• _SHORT PROBLEM_: For the copy, please give all of the data again exactly and leave the pictures out.

***

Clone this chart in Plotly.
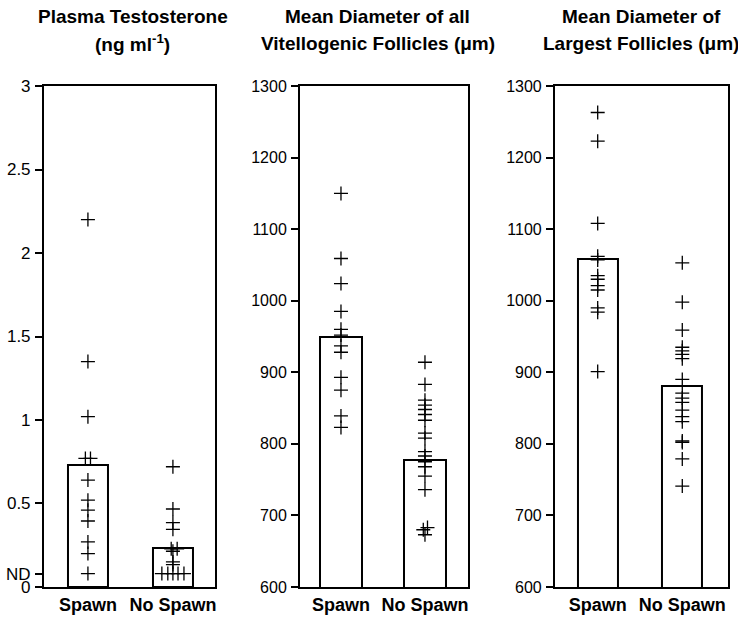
import plotly.graph_objects as go

# ---- data ----
groups = ["Spawn", "No Spawn"]

# Panel 1: plasma testosterone (ng/ml); ND plotted at 0.08
testo_spawn = [2.20, 1.35, 1.02, 0.77, 0.77, 0.64, 0.52, 0.46, 0.395, 0.27, 0.20, 0.08]
testo_nospawn = [0.72, 0.467, 0.385, 0.345, 0.229, 0.229, 0.214, 0.15, 0.134,
                 0.08, 0.08, 0.08, 0.08, 0.08]
testo_means = [0.729, 0.235]

# Panel 2: mean diameter of all vitellogenic follicles (um)
vit_spawn = [1150, 1059, 1024, 985, 960, 952, 937, 928, 893, 875, 839, 823]
vit_nospawn = [914, 883, 861, 854, 848, 841, 833, 815, 808, 789, 783, 775, 768,
               755, 736, 683, 680, 673]
vit_means = [949, 778]

# Panel 3: mean diameter of largest follicles (um)
lar_spawn = [1263, 1223, 1108, 1062, 1057, 1035, 1030, 1021, 1015, 990, 984, 901]
lar_nospawn = [1053, 998, 959, 935, 930, 925, 919, 890, 871, 864, 858, 847, 838,
               831, 804, 802, 779, 741]
lar_means = [1058, 881]

# small horizontal jitter of overlapping crosses (style only)
jit_t_spawn = [0, 0, 0, -0.03, 0.03, 0, 0, 0, 0, 0, 0, 0]
jit_t_nospawn = [0, 0, 0, 0, -0.02, 0.05, 0, 0, 0, -0.13, -0.06, 0, 0.06, 0.13]
jit_v_nospawn = [0] * 15 + [0.03, -0.02, 0]

fig = go.Figure()

panels = [
    (testo_spawn, testo_nospawn, testo_means, jit_t_spawn, jit_t_nospawn, "", 0.47),
    (vit_spawn, vit_nospawn, vit_means, None, jit_v_nospawn, "2", 0.5),
    (lar_spawn, lar_nospawn, lar_means, None, None, "3", 0.47),
]

for sp, nsp, means, js, jn, ax, bw in panels:
    fig.add_trace(go.Bar(
        x=[0, 1], y=means, width=bw,
        marker=dict(color="white", line=dict(color="black", width=2)),
        xaxis="x" + ax, yaxis="y" + ax, showlegend=False, hoverinfo="skip"))
    js = js or [0] * len(sp)
    jn = jn or [0] * len(nsp)
    fig.add_trace(go.Scatter(
        x=[0 + j for j in js] + [1 + j for j in jn], y=sp + nsp,
        mode="markers",
        marker=dict(symbol="cross-thin-open", size=10, color="black",
                    line=dict(color="black", width=1.3)),
        xaxis="x" + ax, yaxis="y" + ax, showlegend=False))

ydom = [0.0502, 0.8608]
xdoms = [[0.0596, 0.2913], [0.4065, 0.6341], [0.752, 0.9864]]
xranges = [[-0.517, 1.495], [-0.488, 1.512], [-0.505, 1.54]]

FAM = "Liberation Sans, Arial, sans-serif"
catfont = dict(family=FAM, size=18, color="black")

common_x = dict(showline=True, linecolor="black", linewidth=2, mirror=True,
                showgrid=False, zeroline=False, ticks="", automargin=False,
                tickvals=[0, 1], ticktext=["<b>" + g + "</b>" for g in groups],
                tickfont=catfont, ticklabelstandoff=0)
common_y = dict(showline=True, linecolor="black", linewidth=2, mirror=True,
                showgrid=False, zeroline=False, ticks="outside", ticklen=7,
                tickwidth=1.5, tickcolor="black",
                automargin=False, ticklabelstandoff=1)

layout = dict(
    width=738, height=618, margin=dict(l=0, r=0, t=0, b=0),
    plot_bgcolor="white", paper_bgcolor="white", bargap=0,
)
for i, a in enumerate(["", "2", "3"]):
    layout["xaxis" + a] = dict(common_x, domain=xdoms[i], range=xranges[i],
                               anchor="y" + a)
layout["yaxis"] = dict(common_y, domain=ydom, range=[0, 3], anchor="x",
                       tickfont=dict(family=FAM, size=17, color="black"),
                       tickvals=[0, 0.08, 0.5, 1, 1.5, 2, 2.5, 3],
                       ticktext=["0", "ND", "0.5", "1", "1.5", "2", "2.5", "3"])
layout["yaxis2"] = dict(common_y, domain=ydom, range=[600, 1300], anchor="x2",
                        tickfont=dict(family=FAM, size=16, color="black"),
                        tickvals=[600, 700, 800, 900, 1000, 1100, 1200, 1300])
layout["yaxis3"] = dict(common_y, domain=ydom, range=[600, 1300], anchor="x3",
                        tickfont=dict(family=FAM, size=16, color="black"),
                        tickvals=[600, 700, 800, 900, 1000, 1100, 1200, 1300])
fig.update_layout(**layout)

titlefont = dict(family=FAM, size=19, color="black")
titles = [
    (0.180, "<b>Plasma Testosterone</b>", "<b>(ng ml<sup>-1</sup>)</b>"),
    (0.512, "<b>Mean Diameter of all</b>", "<b>Vitellogenic Follicles (μm)</b>"),
    (0.869, "<b>Mean Diameter of</b>", "<b>Largest Follicles (μm)</b>"),
]
for x, l1, l2 in titles:
    fig.add_annotation(x=x, y=0.9725, xref="paper", yref="paper", text=l1,
                       showarrow=False, font=titlefont, xanchor="center", yanchor="middle")
    fig.add_annotation(x=x, y=0.930, xref="paper", yref="paper", text=l2,
                       showarrow=False, font=titlefont, xanchor="center", yanchor="middle")

fig.write_html("out.html", config={"displayModeBar": False},
               post_script="document.body.style.margin='0px';document.body.style.overflow='hidden';")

***

• _RESULT_:
Clone this chart in Plotly.
import plotly.graph_objects as go

# ---- data ----
groups = ["Spawn", "No Spawn"]

# Panel 1: plasma testosterone (ng/ml); ND plotted at 0.08
testo_spawn = [2.20, 1.35, 1.02, 0.77, 0.77, 0.64, 0.52, 0.46, 0.395, 0.27, 0.20, 0.08]
testo_nospawn = [0.72, 0.467, 0.385, 0.345, 0.229, 0.229, 0.214, 0.15, 0.134,
                 0.08, 0.08, 0.08, 0.08, 0.08]
testo_means = [0.729, 0.235]

# Panel 2: mean diameter of all vitellogenic follicles (um)
vit_spawn = [1150, 1059, 1024, 985, 960, 952, 937, 928, 893, 875, 839, 823]
vit_nospawn = [914, 883, 861, 854, 848, 841, 833, 815, 808, 789, 783, 775, 768,
               755, 736, 683, 680, 673]
vit_means = [949, 778]

# Panel 3: mean diameter of largest follicles (um)
lar_spawn = [1263, 1223, 1108, 1062, 1057, 1035, 1030, 1021, 1015, 990, 984, 901]
lar_nospawn = [1053, 998, 959, 935, 930, 925, 919, 890, 871, 864, 858, 847, 838,
               831, 804, 802, 779, 741]
lar_means = [1058, 881]

# small horizontal jitter of overlapping crosses (style only)
jit_t_spawn = [0, 0, 0, -0.03, 0.03, 0, 0, 0, 0, 0, 0, 0]
jit_t_nospawn = [0, 0, 0, 0, -0.02, 0.05, 0, 0, 0, -0.13, -0.06, 0, 0.06, 0.13]
jit_v_nospawn = [0] * 15 + [0.03, -0.02, 0]

fig = go.Figure()

panels = [
    (testo_spawn, testo_nospawn, testo_means, jit_t_spawn, jit_t_nospawn, "", 0.47),
    (vit_spawn, vit_nospawn, vit_means, None, jit_v_nospawn, "2", 0.5),
    (lar_spawn, lar_nospawn, lar_means, None, None, "3", 0.47),
]

for sp, nsp, means, js, jn, ax, bw in panels:
    fig.add_trace(go.Bar(
        x=[0, 1], y=means, width=bw,
        marker=dict(color="white", line=dict(color="black", width=2)),
        xaxis="x" + ax, yaxis="y" + ax, showlegend=False, hoverinfo="skip"))
    js = js or [0] * len(sp)
    jn = jn or [0] * len(nsp)
    fig.add_trace(go.Scatter(
        x=[0 + j for j in js] + [1 + j for j in jn], y=sp + nsp,
        mode="markers",
        marker=dict(symbol="cross-thin-open", size=10, color="black",
                    line=dict(color="black", width=1.3)),
        xaxis="x" + ax, yaxis="y" + ax, showlegend=False))

ydom = [0.0502, 0.8608]
xdoms = [[0.0596, 0.2913], [0.4065, 0.6341], [0.752, 0.9864]]
xranges = [[-0.517, 1.495], [-0.488, 1.512], [-0.505, 1.54]]

FAM = "Liberation Sans, Arial, sans-serif"
catfont = dict(family=FAM, size=18, color="black")

common_x = dict(showline=True, linecolor="black", linewidth=2, mirror=True,
                showgrid=False, zeroline=False, ticks="", automargin=False,
                tickvals=[0, 1], ticktext=["<b>" + g + "</b>" for g in groups],
                tickfont=catfont, ticklabelstandoff=0)
common_y = dict(showline=True, linecolor="black", linewidth=2, mirror=True,
                showgrid=False, zeroline=False, ticks="outside", ticklen=7,
                tickwidth=1.5, tickcolor="black",
                automargin=False, ticklabelstandoff=1)

layout = dict(
    width=738, height=618, margin=dict(l=0, r=0, t=0, b=0),
    plot_bgcolor="white", paper_bgcolor="white", bargap=0,
)
for i, a in enumerate(["", "2", "3"]):
    layout["xaxis" + a] = dict(common_x, domain=xdoms[i], range=xranges[i],
                               anchor="y" + a)
layout["yaxis"] = dict(common_y, domain=ydom, range=[0, 3], anchor="x",
                       tickfont=dict(family=FAM, size=17, color="black"),
                       tickvals=[0, 0.08, 0.5, 1, 1.5, 2, 2.5, 3],
                       ticktext=["0", "ND", "0.5", "1", "1.5", "2", "2.5", "3"])
layout["yaxis2"] = dict(common_y, domain=ydom, range=[600, 1300], anchor="x2",
                        tickfont=dict(family=FAM, size=16, color="black"),
                        tickvals=[600, 700, 800, 900, 1000, 1100, 1200, 1300])
layout["yaxis3"] = dict(common_y, domain=ydom, range=[600, 1300], anchor="x3",
                        tickfont=dict(family=FAM, size=16, color="black"),
                        tickvals=[600, 700, 800, 900, 1000, 1100, 1200, 1300])
fig.update_layout(**layout)

titlefont = dict(family=FAM, size=19, color="black")
titles = [
    (0.180, "<b>Plasma Testosterone</b>", "<b>(ng ml<sup>-1</sup>)</b>"),
    (0.512, "<b>Mean Diameter of all</b>", "<b>Vitellogenic Follicles (μm)</b>"),
    (0.869, "<b>Mean Diameter of</b>", "<b>Largest Follicles (μm)</b>"),
]
for x, l1, l2 in titles:
    fig.add_annotation(x=x, y=0.9725, xref="paper", yref="paper", text=l1,
                       showarrow=False, font=titlefont, xanchor="center", yanchor="middle")
    fig.add_annotation(x=x, y=0.930, xref="paper", yref="paper", text=l2,
                       showarrow=False, font=titlefont, xanchor="center", yanchor="middle")

fig.write_html("out.html", config={"displayModeBar": False},
               post_script="document.body.style.margin='0px';document.body.style.overflow='hidden';")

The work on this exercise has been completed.